Is there such a thing as the human soul – and if so, is it something substantial that can be weighed? Pondering that question, Dr Duncan MacDougall set out to find the answer at the beginning of the 20th century, in a series of experiments that would have no chance of passing ethical boards in the modern day. MacDougall weighed six different patients in the process of dying from tuberculosis on an industrial sized scale. His surprising result: that, at the time of death, the scales measured (on average) 21 grams lighter.
A recent article on the Fortean Times website (“Soul Catcher“, by Paul Chambers, originally from Fortean Times #262) outlines the story of Dr Duncan MacDougall, and ends with the summation that the experimental results are largely worthless:
MacDougall’s correspondence reveals a man with an unswerving belief in the existence of a human soul. At every turn he sought to justify his results in these terms, dismissing or ignoring any evidence to the contrary. It is, for example, possible that he ignored the results of the sixth patient because, in his own words, “there was no loss of weight” measured at the time of death. MacDougall explained in a letter that the negative result was probably due to the patient having been on the scales for only a few minutes, which caused him to doubt “whether I had the beam accurately balanced before death”. This seems like an afterthought used to explain an inconvenient result and one wonders what his reaction would have been should the result have been favourable.
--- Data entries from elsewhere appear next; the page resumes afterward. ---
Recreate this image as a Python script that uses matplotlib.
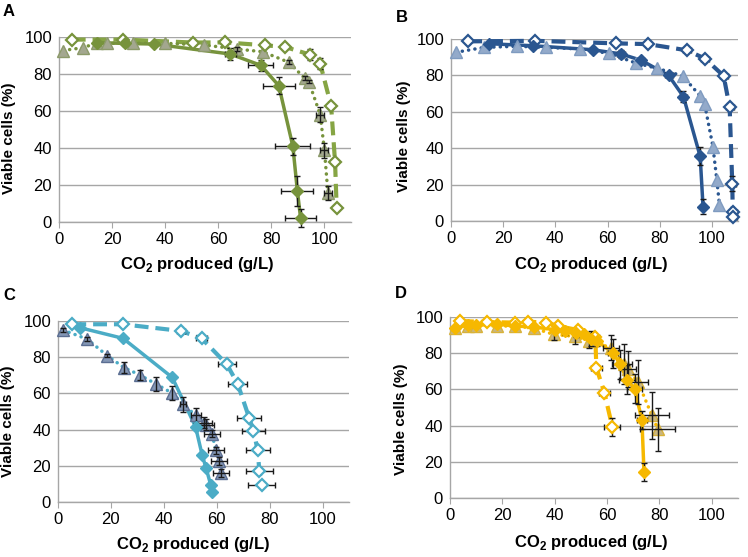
import matplotlib
matplotlib.use('Agg')
import matplotlib.pyplot as plt
import numpy as np

plt.rcParams['font.family'] = ['Liberation Sans', 'DejaVu Sans']
plt.rcParams['mathtext.fontset'] = 'custom'
plt.rcParams['mathtext.rm'] = 'Liberation Sans'
plt.rcParams['mathtext.bf'] = 'Liberation Sans:bold'
plt.rcParams['lines.scale_dashes'] = False

# ---------------- Panel A ----------------
a_solid_x = [14.2, 25, 35.8, 64.5, 76, 82.8, 88.1, 89.8, 91]
a_solid_y = [97, 96.5, 96.2, 90.8, 84.7, 73.7, 40.9, 16.8, 2.2]
a_solid_xerr = [0, 0, 0, 2, 4.7, 6, 6.6, 6, 6]
a_solid_yerr = [0, 0, 0, 3, 3, 4.5, 4.5, 8, 5]

a_tri_x = [1.6, 8.9, 14.5, 17.9, 27.7, 39.8, 54.5, 67, 76.8, 86.6, 92.5, 94.1, 98.4, 100, 101.3]
a_tri_y = [92.7, 94.2, 96.8, 96.6, 96.6, 96.6, 95.7, 93.5, 92, 86.3, 77.8, 75.9, 58, 38.7, 15.7]
a_tri_xerr = [0, 0, 0, 0, 0, 0, 0, 0, 0, 0, 0, 0, 1.5, 1.5, 1.5]
a_tri_yerr = [0, 0, 0, 0, 0, 0, 0, 1, 0, 1, 1, 1, 4, 4, 4]

a_open_x = [4.8, 24.2, 50.5, 62.5, 77.7, 85.2, 94.5, 98.4, 102.5, 104, 104.6]
a_open_y = [98.6, 98.6, 97, 97.1, 95.5, 94.6, 90.5, 85.6, 62.9, 32.3, 7.6]
a_open_xerr = [0, 0, 0, 1, 1, 0, 1, 0, 0, 0, 0]
a_open_yerr = [0, 0, 0, 1, 1, 0, 3, 3, 0, 0, 0]

# ---------------- Panel B ----------------
b_solid_x = [14.7, 31.4, 54.3, 65.1, 72.9, 83.4, 89.1, 95.5, 96.6]
b_solid_y = [97.4, 96.3, 94.1, 91.8, 88.3, 80, 68.3, 35.5, 7.9]
b_solid_xerr = [0, 0, 1, 1.5, 1, 1.5, 1.5, 0, 0]
b_solid_yerr = [0, 0, 1, 2, 1, 1, 3, 5, 4]

b_tri_x = [1.9, 12.8, 25.3, 36.5, 49.3, 60.7, 70.8, 79, 88.8, 95.5, 97.2, 100.4, 101.9, 102.9]
b_tri_y = [92.7, 95.4, 96, 95.4, 94.5, 92.1, 86.8, 83.9, 79.7, 68.7, 64.3, 40.8, 22.3, 8.8]
b_tri_xerr = [0] * 14
b_tri_yerr = [0] * 14

b_open_x = [6.6, 32.3, 63.2, 75.4, 90.4, 97.4, 104.5, 106.8, 107.8, 108, 108]
b_open_y = [98.7, 99, 97.6, 97.2, 93.8, 89.2, 79.7, 62.5, 20.5, 4.8, 2.2]
b_open_xerr = [0, 0, 0, 0, 1.5, 1.5, 1.5, 1.5, 1.5, 1.5, 1.5]
b_open_yerr = [0, 0, 0, 0, 0, 0, 0, 1, 4, 1, 0]

# ---------------- Panel C ----------------
c_solid_x = [8.3, 24.6, 43.2, 52, 54.5, 56, 57.7, 58.2]
c_solid_y = [96.3, 90.4, 68.8, 41.5, 25.9, 18.6, 9.6, 5.5]
c_solid_xerr = [0] * 8
c_solid_yerr = [0] * 8

c_tri_x = [1.9, 11, 18.6, 24.9, 30.9, 37.2, 43.2, 47.3, 52.1, 55.2, 56, 58.2, 59.7, 60.9, 61.6]
c_tri_y = [95, 90, 80.9, 74.3, 70.2, 65.1, 60.1, 54, 47.8, 43.9, 42.6, 37.7, 28.5, 22.6, 16]
c_tri_xerr = [0, 0, 0, 0, 0, 0, 0, 1, 2, 3, 3, 3, 3, 3, 3]
c_tri_yerr = [1, 1, 1, 3, 3, 4, 4, 4, 4, 3, 3, 2, 2, 2, 2]

c_open_x = [5.4, 24.4, 46.5, 54.3, 63.8, 67.9, 72.3, 73.9, 75.5, 76.1, 77]
c_open_y = [98.2, 98.2, 94.5, 90.4, 76.1, 65.4, 46.3, 39.2, 28.5, 17.3, 9.6]
c_open_xerr = [0, 0, 1.5, 2, 3.5, 3.5, 4.5, 4.5, 4.5, 5, 5]
c_open_yerr = [0] * 11

# ---------------- Panel D ----------------
d_solid_x = [2, 7, 10, 18, 25, 32, 40, 44, 48, 51, 54, 56, 62.3, 65, 67.7, 70.5, 73.3, 74.1]
d_solid_y = [94, 95.5, 95.5, 96, 95, 94.5, 93, 92, 91, 90.5, 88, 87, 80, 74, 65.3, 60.3, 43.2, 14.3]
d_solid_xerr = [0, 0, 0, 0, 0, 0, 0, 0, 0, 0, 0, 0, 2, 3, 3, 3, 2, 0]
d_solid_yerr = [0, 0, 0, 0, 0, 0, 0, 2, 2, 0, 4, 3, 8, 8, 8, 8, 5, 5]

d_tri_x = [1.8, 7, 10, 18, 25, 32, 39.6, 47.6, 53.2, 61.6, 66.6, 67.9, 71.8, 77.1, 79.4]
d_tri_y = [93.9, 95, 95, 95, 95, 93.8, 90.4, 89.3, 86.9, 83, 74.2, 71.1, 64.1, 45.7, 37.9]
d_tri_xerr = [0, 0, 0, 0, 0, 0, 0, 0, 0, 3, 3, 3, 4, 6.4, 6.7]
d_tri_yerr = [0, 0, 0, 0, 0, 0, 3, 4, 4, 7, 11, 10, 12, 13, 12]

d_open_x = [3.8, 14, 25, 29.7, 36.8, 41.3, 48.8, 55.5, 55.9, 59, 62]
d_open_y = [97.8, 97.2, 96.9, 97.4, 96.9, 95, 92.8, 89, 72, 58, 39.2]
d_open_xerr = [0, 0, 0, 0, 0, 0, 0, 0, 2, 2, 3]
d_open_yerr = [0, 0, 0, 0, 0, 0, 0, 0, 0, 0, 5]

x_ticks = [0, 20, 40, 60, 80, 100]
y_ticks = [0, 20, 40, 60, 80, 100]
panel_letters = ['A', 'B', 'C', 'D']
x_label = r'CO$_{\mathbf{2}}$ produced (g/L)'
y_label = 'Viable cells (%)'

W, H = 748, 557
fig = plt.figure(figsize=(W / 100, H / 100), dpi=100)


def px_axes(l, t, r, b):
    return fig.add_axes([l / W, 1 - b / H, (r - l) / W, (b - t) / H])


axA = px_axes(59, 37, 351, 222)
axB = px_axes(451, 39, 738, 221)
axC = px_axes(58, 321, 349, 502)
axD = px_axes(450, 317, 738, 498)

grid_col = '#A6A6A6'


def style(ax):
    ax.set_xlim(0, 110)
    ax.set_ylim(0, 100)
    ax.set_xticks(x_ticks)
    ax.set_yticks(y_ticks)
    ax.set_xticklabels([str(v) for v in x_ticks])
    ax.set_yticklabels([str(v) for v in y_ticks])
    for s in ['top', 'right']:
        ax.spines[s].set_visible(False)
    for s in ['left', 'bottom']:
        ax.spines[s].set_color(grid_col)
        ax.spines[s].set_linewidth(1)
    ax.yaxis.grid(True, color=grid_col, linewidth=1)
    ax.set_axisbelow(True)
    ax.tick_params(axis='x', direction='out', length=4, color=grid_col, labelsize=12, pad=3)
    ax.tick_params(axis='y', length=0, labelsize=12, pad=5)


def errbars(ax, x, y, xe, ye):
    x = np.asarray(x, float); y = np.asarray(y, float)
    xe = np.asarray(xe, float); ye = np.asarray(ye, float)
    m = xe > 0
    if m.any():
        ax.errorbar(x[m], y[m], xerr=xe[m], fmt='none', ecolor='#1a1a1a',
                    elinewidth=1.0, capsize=2.5, capthick=1.0, zorder=4.5, clip_on=False)
    m = ye > 0
    if m.any():
        ax.errorbar(x[m], y[m], yerr=ye[m], fmt='none', ecolor='#1a1a1a',
                    elinewidth=1.0, capsize=2.5, capthick=1.0, zorder=4.5, clip_on=False)


def panel(ax, col, dash_col, tri_fill, tri_edge, solid, tri, opn):
    sx, sy, sxe, sye = solid
    tx, ty, txe, tye = tri
    ox, oy, oxe, oye = opn
    # dashed open diamonds
    ax.plot(ox, oy, color=dash_col, lw=3, linestyle=(0, (10, 5)), zorder=3, clip_on=False)
    ax.plot(ox, oy, linestyle='none', marker='D', markersize=6.5, markerfacecolor='white',
            markeredgecolor=col, markeredgewidth=1.6, zorder=5, clip_on=False)
    # dotted triangles
    ax.plot(tx, ty, color=col, lw=2.5, linestyle=(0, (0.1, 4.5)), dash_capstyle='round',
            zorder=3, clip_on=False)
    ax.plot(tx, ty, linestyle='none', marker='^', markersize=8, markerfacecolor=tri_fill,
            markeredgecolor=tri_edge, markeredgewidth=1, zorder=4, clip_on=False)
    # solid diamonds
    ax.plot(sx, sy, color=col, lw=2.5, linestyle='-', zorder=3, clip_on=False)
    ax.plot(sx, sy, linestyle='none', marker='D', markersize=6.5, markerfacecolor=col,
            markeredgecolor=col, markeredgewidth=1, zorder=5, clip_on=False)
    errbars(ax, sx, sy, sxe, sye)
    errbars(ax, tx, ty, txe, tye)
    errbars(ax, ox, oy, oxe, oye)


panel(axA, '#77933C', '#86A544', '#A3A78F', '#8C9A6A',
      (a_solid_x, a_solid_y, a_solid_xerr, a_solid_yerr),
      (a_tri_x, a_tri_y, a_tri_xerr, a_tri_yerr),
      (a_open_x, a_open_y, a_open_xerr, a_open_yerr))
panel(axB, '#2A5690', '#2A5690', '#93AACA', '#7F9BC0',
      (b_solid_x, b_solid_y, b_solid_xerr, b_solid_yerr),
      (b_tri_x, b_tri_y, b_tri_xerr, b_tri_yerr),
      (b_open_x, b_open_y, b_open_xerr, b_open_yerr))
panel(axC, '#4BACC6', '#4BACC6', '#8497B5', '#5B6E92',
      (c_solid_x, c_solid_y, c_solid_xerr, c_solid_yerr),
      (c_tri_x, c_tri_y, c_tri_xerr, c_tri_yerr),
      (c_open_x, c_open_y, c_open_xerr, c_open_yerr))
panel(axD, '#F6B800', '#F6B800', '#C9B681', '#D8B23A',
      (d_solid_x, d_solid_y, d_solid_xerr, d_solid_yerr),
      (d_tri_x, d_tri_y, d_tri_xerr, d_tri_yerr),
      (d_open_x, d_open_y, d_open_xerr, d_open_yerr))

for ax in [axA, axB, axC, axD]:
    style(ax)


def ftext(x, y, s, **kw):
    fig.text(x / W, 1 - y / H, s, **kw)


# panel letters
for (lx, ly), letter in zip([(3, 12), (396, 17), (3, 296), (395, 294)], panel_letters):
    ftext(lx, ly, letter, fontsize=12, fontweight='bold', ha='left', va='center')

# y labels
for (lx, ly) in [(9, 138), (404, 136), (8, 421), (401, 419)]:
    ftext(lx, ly, y_label, fontsize=11, fontweight='bold', rotation=90, ha='center', va='center')

# x labels
for (lx, ly) in [(197, 265), (591, 265), (193, 544), (591, 543)]:
    ftext(lx, ly, x_label, fontsize=12, fontweight='bold', ha='center', va='center')

fig.savefig('out.png', dpi=100)
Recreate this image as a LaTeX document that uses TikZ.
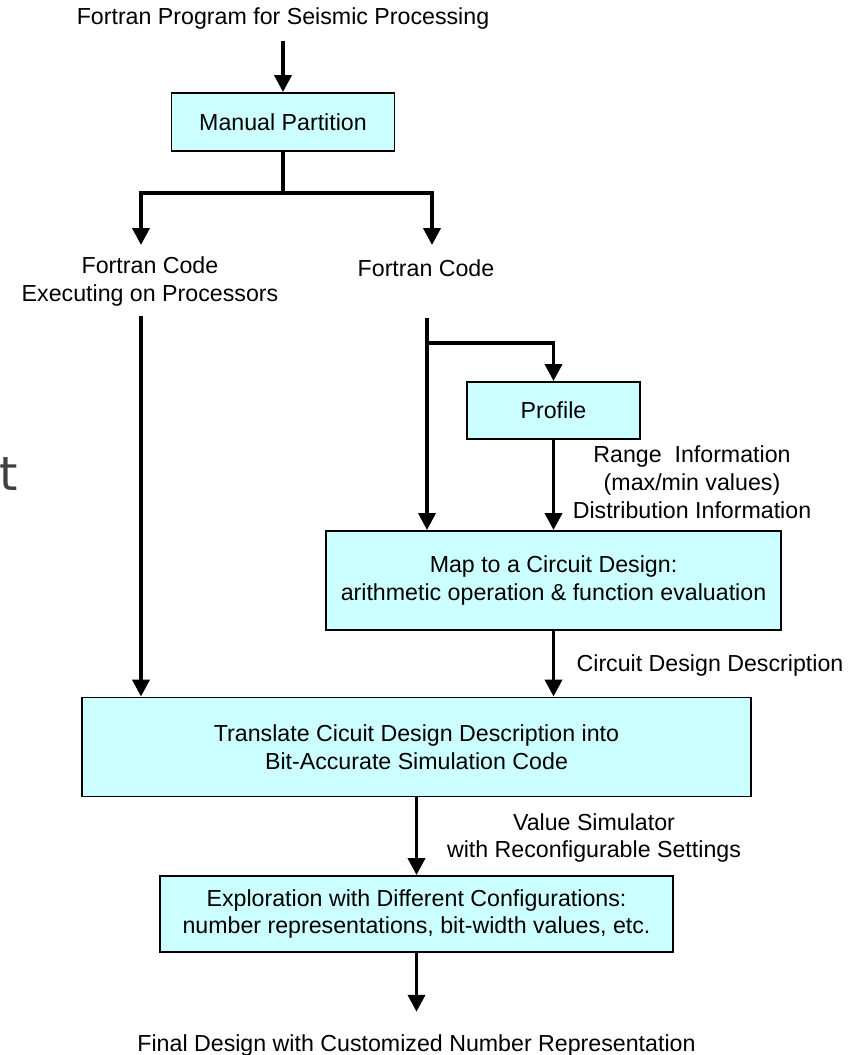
\documentclass[tikz,border=0pt]{standalone}
\usepackage{fontspec}
\setmainfont{Liberation Sans}
\newfontfamily\slidefont{DejaVu Sans}
\usetikzlibrary{arrows.meta, positioning, calc}
\definecolor{boxfill}{RGB}{204, 255, 255}
\definecolor{slidegray}{RGB}{64, 64, 64}

\begin{document}
\begin{tikzpicture}[x=0.02cm, y=-0.02cm,
    font=\fontsize{13.2}{15.8}\selectfont,
    box/.style={rectangle, draw=black, line width=1.1pt, fill=boxfill,
                align=center, inner sep=0pt},
    label/.style={align=center, inner sep=6pt},
    wire/.style={line width=2.2pt},
    flow/.style={line width=2.2pt, -{Triangle[length=0.34cm, width=0.34cm]}}]

\useasboundingbox (0,0) rectangle (852,1055);

% Slide title cut off at the left edge
\begin{scope}
\clip (0,0) rectangle (852,1055);
\node[anchor=base east, inner sep=0pt, text=slidegray,
      font=\slidefont\fontsize{26.7}{32}\selectfont] (title) at (18,490) {rt};
\end{scope}

% Source program and partition
\node[label] (source) at (283,19) {Fortran Program for Seismic Processing};
\node[box, minimum width=4.46cm, minimum height=1.16cm] (partition) at (283,122)
      {Manual Partition};
\draw[flow] (source) -- (partition);

% Split into host and hardware code
\coordinate (fork) at (283,193);
\coordinate (hostin) at (141,245);
\coordinate (fpgain) at (432,245);
\node[label] (hostcode) at (150,281.5) {Fortran Code\\Executing on Processors};
\node[label] (fpgacode) at (426,268) {Fortran Code};
\draw[wire] (partition) -- (fork);
\draw[flow] (fork) -| (hostin);
\draw[flow] (fork) -| (fpgain);

% Profiling and circuit mapping
\coordinate (fpgaout) at (427,318);
\coordinate (tap) at (427,343);
\node[box, minimum width=3.46cm, minimum height=1.14cm] (profile) at (553.5,410.5)
      {Profile};
\node[label] (profinfo) at (692,482)
      {Range~ Information\\(max/min values)\\Distribution Information};
\node[box, minimum width=9.1cm, minimum height=1.98cm] (map) at (553.5,580.5)
      {Map to a Circuit Design:\\arithmetic operation \& function evaluation};
\draw[flow] (fpgaout) -- (fpgaout |- map.north);
\draw[flow] (tap) -| (profile.north);
\draw[flow] (profile) -- (map);

% Bit-accurate simulation
\node[label] (mapinfo) at (710,665) {Circuit Design Description};
\node[box, minimum width=13.38cm, minimum height=1.98cm] (translate) at (416.5,747)
      {Translate Cicuit Design Description into\\Bit-Accurate Simulation Code};
\draw[flow] (map) -- (map |- translate.north);

\coordinate (hostout) at (141,316);
\draw[flow] (hostout) -- (hostout |- translate.north);

% Exploration and result
\node[label] (siminfo) at (594,838) {Value Simulator\\with Reconfigurable Settings};
\node[box, minimum width=10.26cm, minimum height=1.52cm] (explore) at (416.5,914)
      {Exploration with Different Configurations:\\number representations, bit-width values, etc.};
\draw[flow] (translate) -- (explore);

\node[label] (result) at (416.5,1045) {Final Design with Customized Number Representation};
\draw[flow, shorten >=0.23cm] (explore) -- (result);

\end{tikzpicture}
\end{document}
This is hardly a shocking conclusion – MacDougall’s methods have come under regular criticism since his anomalous results were published. Explanations have ranged from lack of control of moisture loss to air convection and vibrations from breathing and heart palpitations.
Coincidentally though, the recently-released Spring 2010 issue of the Journal of Scientific Exploration (24:1) has an article from Masayoshi Ishida rebutting a number of the claimed refutations of MacDougall’s experiment. Here’s the abstract:
A critical review was conducted on criticisms expressed in books and on websites of Duncan MacDougall’s weight measurement experiment upon the death of terminally ill patients; theoretical simulations of MacDougall’s experiment using a modern weighting system with load cells and thermohydraulic analysis were employed. The following conclusions were obtained: (1) the uncontrolled escape of moisture from bodies due to insensible perspiration has practically no effect on the conclusion of his experiment that there had been anomalous losses in the weight of his patients upon death; (2) the speculated effect of convection air currents on MacDougall’s balance scales does not exist; (3) vibrational disturbances caused by cardiac and breathing activities, which disappear after the death of the patients, have practically no effect if the change in weight upon death is in the tens of grams rather than a few grams; and (4) the speculative tricky role of buoyant force of air on the body can be denied. Therefore, all the cases of his experiment do remain as pioneering cases published in a scientific journal. Theoretical implications of his experimental result and future perspectives of the experimental approach to this subject are discussed.
I do have to say that I think Ishida shoots his article in the foot somewhat by including some discussion of channeled information from ‘Seth’ in the final section on the experimental approach. While it does relate to the subject matter (whether correct or not), this mention means that no orthodox scientist is likely to take the rest of the article seriously.